### What to produce
Every line of the material is to be quoted verbatim, minus the pictures.
(begin)
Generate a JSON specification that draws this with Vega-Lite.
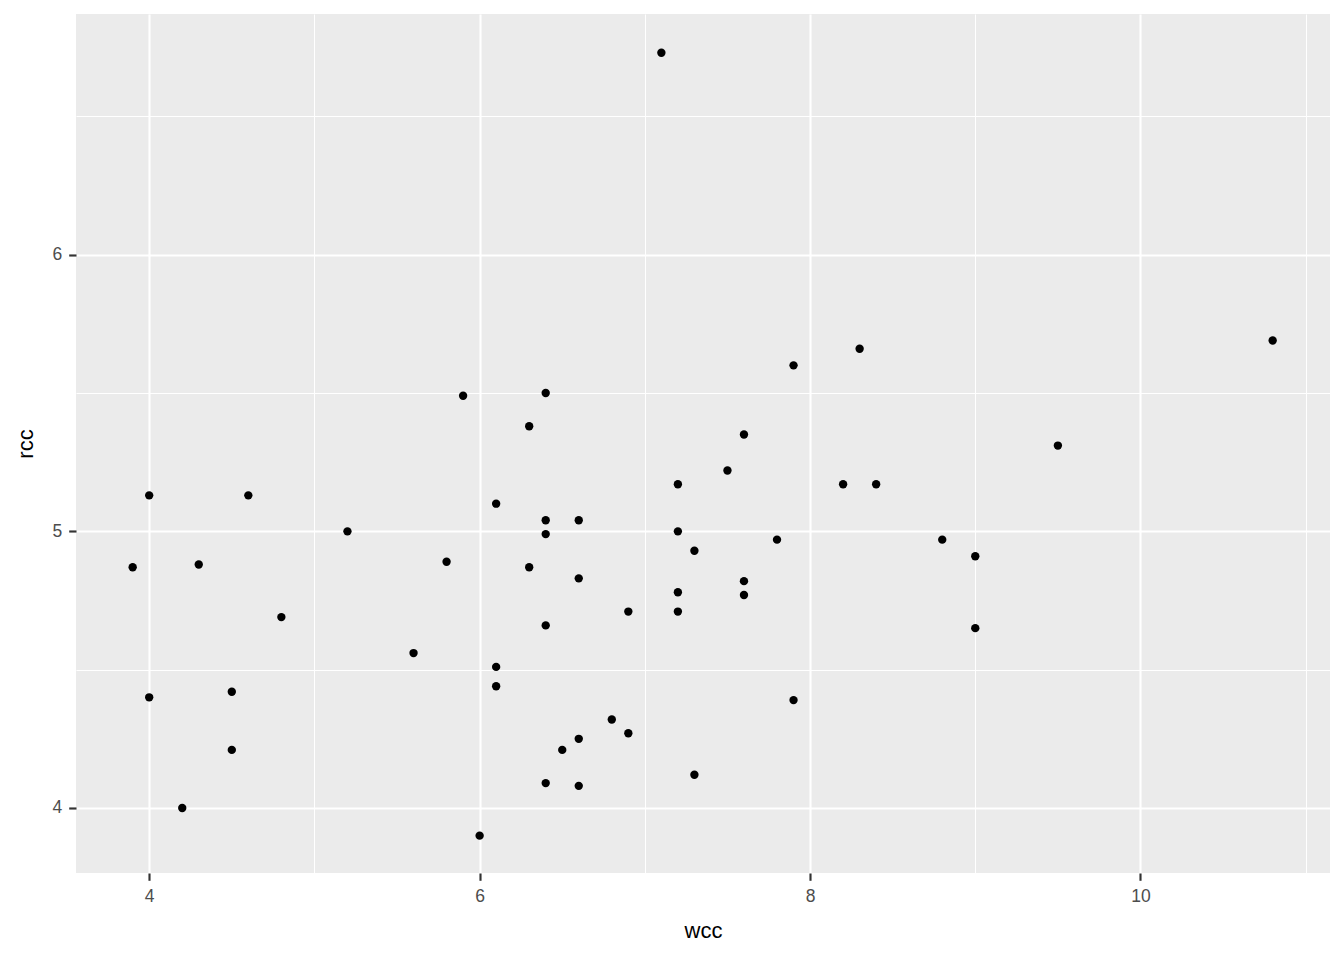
{
  "$schema": "https://vega.github.io/schema/vega-lite/v6.json",
  "width": 1254,
  "height": 859,
  "autosize": {"type": "none"},
  "padding": {"left": 76, "top": 14, "right": 14, "bottom": 87},
  "background": "white",
  "config": {
    "view": {"fill": "#EBEBEB", "stroke": null},
    "font": "Liberation Sans"
  },
  "data": {
    "values": [
      {"wcc": 7.1, "rcc": 6.73},
      {"wcc": 10.8, "rcc": 5.69},
      {"wcc": 8.3, "rcc": 5.66},
      {"wcc": 7.9, "rcc": 5.6},
      {"wcc": 5.9, "rcc": 5.49},
      {"wcc": 6.4, "rcc": 5.5},
      {"wcc": 6.3, "rcc": 5.38},
      {"wcc": 7.6, "rcc": 5.35},
      {"wcc": 9.5, "rcc": 5.31},
      {"wcc": 7.5, "rcc": 5.22},
      {"wcc": 4.0, "rcc": 5.13},
      {"wcc": 4.6, "rcc": 5.13},
      {"wcc": 6.1, "rcc": 5.1},
      {"wcc": 7.2, "rcc": 5.17},
      {"wcc": 8.2, "rcc": 5.17},
      {"wcc": 8.4, "rcc": 5.17},
      {"wcc": 5.2, "rcc": 5.0},
      {"wcc": 6.4, "rcc": 5.04},
      {"wcc": 6.6, "rcc": 5.04},
      {"wcc": 6.4, "rcc": 4.99},
      {"wcc": 7.2, "rcc": 5.0},
      {"wcc": 7.8, "rcc": 4.97},
      {"wcc": 8.8, "rcc": 4.97},
      {"wcc": 7.3, "rcc": 4.93},
      {"wcc": 9.0, "rcc": 4.91},
      {"wcc": 5.8, "rcc": 4.89},
      {"wcc": 3.9, "rcc": 4.87},
      {"wcc": 4.3, "rcc": 4.88},
      {"wcc": 6.3, "rcc": 4.87},
      {"wcc": 6.6, "rcc": 4.83},
      {"wcc": 7.6, "rcc": 4.82},
      {"wcc": 7.6, "rcc": 4.77},
      {"wcc": 7.2, "rcc": 4.78},
      {"wcc": 6.9, "rcc": 4.71},
      {"wcc": 7.2, "rcc": 4.71},
      {"wcc": 4.8, "rcc": 4.69},
      {"wcc": 6.4, "rcc": 4.66},
      {"wcc": 9.0, "rcc": 4.65},
      {"wcc": 5.6, "rcc": 4.56},
      {"wcc": 6.1, "rcc": 4.51},
      {"wcc": 6.1, "rcc": 4.44},
      {"wcc": 4.5, "rcc": 4.42},
      {"wcc": 4.0, "rcc": 4.4},
      {"wcc": 7.9, "rcc": 4.39},
      {"wcc": 6.8, "rcc": 4.32},
      {"wcc": 6.9, "rcc": 4.27},
      {"wcc": 6.6, "rcc": 4.25},
      {"wcc": 6.5, "rcc": 4.21},
      {"wcc": 4.5, "rcc": 4.21},
      {"wcc": 4.2, "rcc": 4.0},
      {"wcc": 6.4, "rcc": 4.09},
      {"wcc": 6.6, "rcc": 4.08},
      {"wcc": 7.3, "rcc": 4.12},
      {"wcc": 6.0, "rcc": 3.9}
    ]
  },
  "mark": {"type": "circle", "size": 70, "color": "black", "opacity": 1},
  "encoding": {
    "x": {
      "field": "wcc",
      "type": "quantitative",
      "scale": {"domain": [3.557, 11.147], "nice": false, "zero": false},
      "axis": {
        "title": "wcc",
        "values": [4, 5, 6, 7, 8, 9, 10, 11],
        "format": "~g",
        "labelExpr": "datum.value % 2 === 0 ? datum.label : ''",
        "domain": false,
        "gridColor": "white",
        "gridWidth": {"condition": {"test": "datum.value % 2 === 0", "value": 2.13}, "value": 1.07},
        "tickOpacity": {"condition": {"test": "datum.value % 2 === 0", "value": 1}, "value": 0},
        "tickColor": "#333333",
        "tickSize": 7.3,
        "tickWidth": 2.13,
        "labelColor": "#4D4D4D",
        "labelFontSize": 17.5,
        "labelFont": "Liberation Sans",
        "labelPadding": 7,
        "titleFont": "Liberation Sans",
        "titleFontSize": 22,
        "titleFontWeight": "normal",
        "titleColor": "black",
        "titlePadding": 16
      }
    },
    "y": {
      "field": "rcc",
      "type": "quantitative",
      "scale": {"domain": [3.765, 6.87], "nice": false, "zero": false},
      "axis": {
        "title": "rcc",
        "values": [4, 4.5, 5, 5.5, 6, 6.5],
        "format": "~g",
        "labelExpr": "datum.value % 1 === 0 ? datum.label : ''",
        "domain": false,
        "gridColor": "white",
        "gridWidth": {"condition": {"test": "datum.value % 1 === 0", "value": 2.13}, "value": 1.07},
        "tickOpacity": {"condition": {"test": "datum.value % 1 === 0", "value": 1}, "value": 0},
        "tickColor": "#333333",
        "tickSize": 7.3,
        "tickWidth": 2.13,
        "labelColor": "#4D4D4D",
        "labelFontSize": 17.5,
        "labelFont": "Liberation Sans",
        "labelPadding": 7,
        "titleFont": "Liberation Sans",
        "titleFontSize": 22,
        "titleFontWeight": "normal",
        "titleColor": "black",
        "titlePadding": 14
      }
    }
  }
}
(end)
### Solution to the exercise
Generate a JSON specification that draws this with Vega-Lite.
{
  "$schema": "https://vega.github.io/schema/vega-lite/v6.json",
  "width": 1254,
  "height": 859,
  "autosize": {"type": "none"},
  "padding": {"left": 76, "top": 14, "right": 14, "bottom": 87},
  "background": "white",
  "config": {
    "view": {"fill": "#EBEBEB", "stroke": null},
    "font": "Liberation Sans"
  },
  "data": {
    "values": [
      {"wcc": 7.1, "rcc": 6.73},
      {"wcc": 10.8, "rcc": 5.69},
      {"wcc": 8.3, "rcc": 5.66},
      {"wcc": 7.9, "rcc": 5.6},
      {"wcc": 5.9, "rcc": 5.49},
      {"wcc": 6.4, "rcc": 5.5},
      {"wcc": 6.3, "rcc": 5.38},
      {"wcc": 7.6, "rcc": 5.35},
      {"wcc": 9.5, "rcc": 5.31},
      {"wcc": 7.5, "rcc": 5.22},
      {"wcc": 4.0, "rcc": 5.13},
      {"wcc": 4.6, "rcc": 5.13},
      {"wcc": 6.1, "rcc": 5.1},
      {"wcc": 7.2, "rcc": 5.17},
      {"wcc": 8.2, "rcc": 5.17},
      {"wcc": 8.4, "rcc": 5.17},
      {"wcc": 5.2, "rcc": 5.0},
      {"wcc": 6.4, "rcc": 5.04},
      {"wcc": 6.6, "rcc": 5.04},
      {"wcc": 6.4, "rcc": 4.99},
      {"wcc": 7.2, "rcc": 5.0},
      {"wcc": 7.8, "rcc": 4.97},
      {"wcc": 8.8, "rcc": 4.97},
      {"wcc": 7.3, "rcc": 4.93},
      {"wcc": 9.0, "rcc": 4.91},
      {"wcc": 5.8, "rcc": 4.89},
      {"wcc": 3.9, "rcc": 4.87},
      {"wcc": 4.3, "rcc": 4.88},
      {"wcc": 6.3, "rcc": 4.87},
      {"wcc": 6.6, "rcc": 4.83},
      {"wcc": 7.6, "rcc": 4.82},
      {"wcc": 7.6, "rcc": 4.77},
      {"wcc": 7.2, "rcc": 4.78},
      {"wcc": 6.9, "rcc": 4.71},
      {"wcc": 7.2, "rcc": 4.71},
      {"wcc": 4.8, "rcc": 4.69},
      {"wcc": 6.4, "rcc": 4.66},
      {"wcc": 9.0, "rcc": 4.65},
      {"wcc": 5.6, "rcc": 4.56},
      {"wcc": 6.1, "rcc": 4.51},
      {"wcc": 6.1, "rcc": 4.44},
      {"wcc": 4.5, "rcc": 4.42},
      {"wcc": 4.0, "rcc": 4.4},
      {"wcc": 7.9, "rcc": 4.39},
      {"wcc": 6.8, "rcc": 4.32},
      {"wcc": 6.9, "rcc": 4.27},
      {"wcc": 6.6, "rcc": 4.25},
      {"wcc": 6.5, "rcc": 4.21},
      {"wcc": 4.5, "rcc": 4.21},
      {"wcc": 4.2, "rcc": 4.0},
      {"wcc": 6.4, "rcc": 4.09},
      {"wcc": 6.6, "rcc": 4.08},
      {"wcc": 7.3, "rcc": 4.12},
      {"wcc": 6.0, "rcc": 3.9}
    ]
  },
  "mark": {"type": "circle", "size": 70, "color": "black", "opacity": 1},
  "encoding": {
    "x": {
      "field": "wcc",
      "type": "quantitative",
      "scale": {"domain": [3.557, 11.147], "nice": false, "zero": false},
      "axis": {
        "title": "wcc",
        "values": [4, 5, 6, 7, 8, 9, 10, 11],
        "format": "~g",
        "labelExpr": "datum.value % 2 === 0 ? datum.label : ''",
        "domain": false,
        "gridColor": "white",
        "gridWidth": {"condition": {"test": "datum.value % 2 === 0", "value": 2.13}, "value": 1.07},
        "tickOpacity": {"condition": {"test": "datum.value % 2 === 0", "value": 1}, "value": 0},
        "tickColor": "#333333",
        "tickSize": 7.3,
        "tickWidth": 2.13,
        "labelColor": "#4D4D4D",
        "labelFontSize": 17.5,
        "labelFont": "Liberation Sans",
        "labelPadding": 7,
        "titleFont": "Liberation Sans",
        "titleFontSize": 22,
        "titleFontWeight": "normal",
        "titleColor": "black",
        "titlePadding": 16
      }
    },
    "y": {
      "field": "rcc",
      "type": "quantitative",
      "scale": {"domain": [3.765, 6.87], "nice": false, "zero": false},
      "axis": {
        "title": "rcc",
        "values": [4, 4.5, 5, 5.5, 6, 6.5],
        "format": "~g",
        "labelExpr": "datum.value % 1 === 0 ? datum.label : ''",
        "domain": false,
        "gridColor": "white",
        "gridWidth": {"condition": {"test": "datum.value % 1 === 0", "value": 2.13}, "value": 1.07},
        "tickOpacity": {"condition": {"test": "datum.value % 1 === 0", "value": 1}, "value": 0},
        "tickColor": "#333333",
        "tickSize": 7.3,
        "tickWidth": 2.13,
        "labelColor": "#4D4D4D",
        "labelFontSize": 17.5,
        "labelFont": "Liberation Sans",
        "labelPadding": 7,
        "titleFont": "Liberation Sans",
        "titleFontSize": 22,
        "titleFontWeight": "normal",
        "titleColor": "black",
        "titlePadding": 14
      }
    }
  }
}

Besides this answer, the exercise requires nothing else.